La raisinée: alchemy in a cauldron
Raisinée – also known as vin cuit – is age-old culinary alchemy. For night after night in autumn, pear or apple juice is boiled down in large cauldrons over an open wood fire. The thickened juice was once a sugar substitute; now it is served with vanilla ice cream, meringues and crêpes, and forms the filling for exquisite cakes, such as the famous gâteau raisinée.
Malakoffs: potentially addictive
These crispy fritters made with cheese, egg, white wine and Kirsch are not free from danger. Quite a few visitors have tasted one, ordered a couple more, then a couple more… the record is supposed to be twelve! The story goes that French-Swiss mercenaries brought the recipe home from the 19th-century Crimean War, perfecting it into today's delicacy.

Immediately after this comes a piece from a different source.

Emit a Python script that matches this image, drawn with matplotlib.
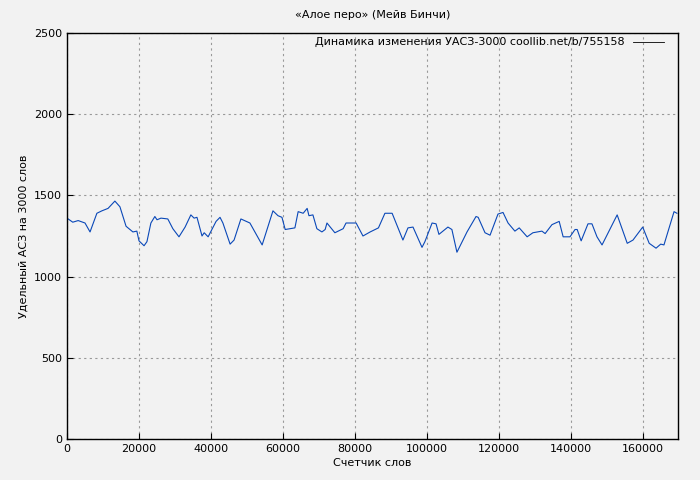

Cardon: a unique vegetable
The cardoon (French: "cardon") is a thistle-like vegetable cultivated in the Geneva Region and neighbouring canton Vaud. It tastes of artichoke and is popular especially during colder months baked in a gratin sauce (gratin de cardon). The cardoon was introduced in the 17th century by Huguenots who had fled to French-speaking Switzerland.
Gstaad sweets: seductive
Gstaad has a sweet tooth. The village confectioners offer an inspiring range of sweet temptations, from the celebrated "Saanen Gibeni" (chocolates filled with hazelnuts and hazelnut cream) to the "Gletschertüüfeleni" (chocolates filled with walnuts, almonds and chocolate cream) and to the Premium Ice Cream made from the finest Saanen cows' milk: too good to resist!